A Cluster of Flowers
Back in 1996, I was invited to participate in a student conference taking place at the University of Massachusetts at Amherst. It was an impressive and large gathering, with a host of northeastern schools, from Maine to D.C., representing local chapters of Latino American Student Associations (LASA). I had been asked to conduct two Saturday morning workshop sessions, one on the theme of Afro-Latino connections (historical and otherwise), the other on the subject of revolution; as well, I was to be the featured poet at their evening gala dinner that same night.
What impressed me the most was the framework students were using. Usually, such conferences focus only on panels of guests with some expertise on whatever, where the only role for conferees is take notes and gawk at celebrated oldheads, then network and party for a couple of days. But here, with this conference, there was no room for gawk. Those morning workshops conducted by the invited were followed with afternoon assessments conducted solely among the students themselves. Presentations followed by critique. Conferees doing more than just listening to single voices. Now that’s democratic! And the first time I had ever seen it.

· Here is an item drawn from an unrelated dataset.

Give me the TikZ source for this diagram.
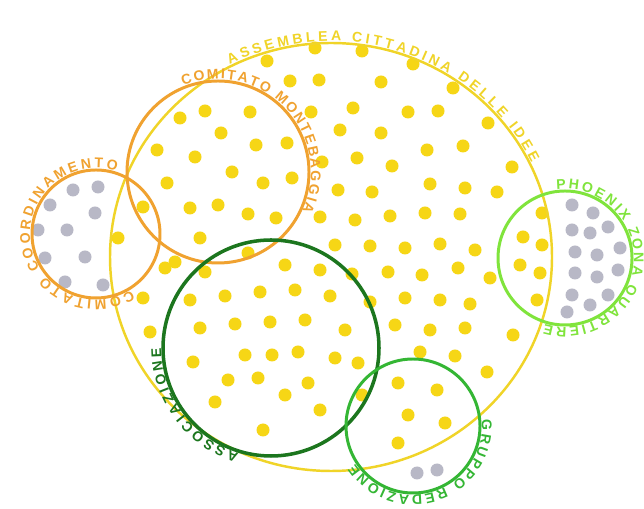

In between the morning sessions and dinner, I circulated around to find out more about my hosts. Here and there, several of them would allow me my questions, feed me information on their overall structure, the schools they represented and anything else I thought to elicit for my own assessment. Inside of this exchange, one name kept popping up. References to one of the principal organizers, a fellow-student of theirs from Amherst they called Shaggy, and more often than not, especially described to me as the maverick among them. As it turned out, this maverick they kept asking me had I met or seen yet was also the person who pushed the most for my invitation.
Interestingly enough, throughout that same afternoon I kept spotting this young man wearing beret and glasses. He was different from the others, smooth (as in, jitterbug cool), walking with a bebop stroll (no longer in vogue) as opposed to a hip hop strut (as in, baggy). I liked that. Like from the Brooklyn streets that raised me.
Finally, just before dinner we were formally introduced, Shaggy and I, black beret and dashiki print converging as if we been known each other. And in between dinner, speech, recitation, rhythm, while everyone else was eating or dancing we talked.
As it turns out, Jaime ‘Shaggy’ Flores is an up and coming cultural worker in the best tradition of the Frederick Douglass dictate: agitate, agitate, agitate, organize, organize, organize, educate, educate, educate. A Puerto Rican from Springfield who embraces his African American cousins, his insular uncles, and his mainland siblings. A searcher who has pored through volumes of both Caribbean and Black history and New York Rican (Nuyorican) letters.
You can see it in this, his first volume of work. The allusions clearly call out the influences guiding his perspective: Arawakan imagery, African rooted Santeros, Malcolm X, Marcus Garvey, Pedro Albizu Campos, Julia de Burgos, Juan Antonio Corretjer, Black Panthers and Young Lords —the searcher clearly defining his place in the world, a longing to be whole.
The music you hear in his choices of words as well outline his perceptual sense of walk and talk —standard english blending into an ebonic spanglish as response to the call of bebop/cubop/salsa/doo wop rhythms. But as well as the devices, his interest in craft and form, there is also the intent, the vocation he aspires to further embrace.
Yes! To be sure, Shaggy Flores is a young poet. A developing Roque Dalton or a vibrant Otto Rene Castillo, reaching for maturation and a willing engagement to the principles that guide his commitment. And in the tradition of such poets, one who bothers to search and research in order to better hone his craft, his thought, his direction. Some might accuse him, like I’ve been accused, of writing agitating propaganda instead of losing himself in the ethereal complexity of no thought. But in their accusations the labelers of agitprop omit the duty of the poet to reflect the condition, to instigate and inspire, to critique as well as explore the boundaries of love. If the condition were not what it is, there’d be no need for a voice to raise against it. Since there is always a condition to confront, there is ever the shape of another voice.
And so it is that Mr. Flores does not capitulate to the condition or the authority, and has not acquiesced to a standard of art that insists only on self-gratification. He is grounding himself inside understanding the job that comes with the claim of poet. And like Neruda, offers you this initial cluster of flowers as a gift that befits both his surname and vocation. Another contribution to the living word.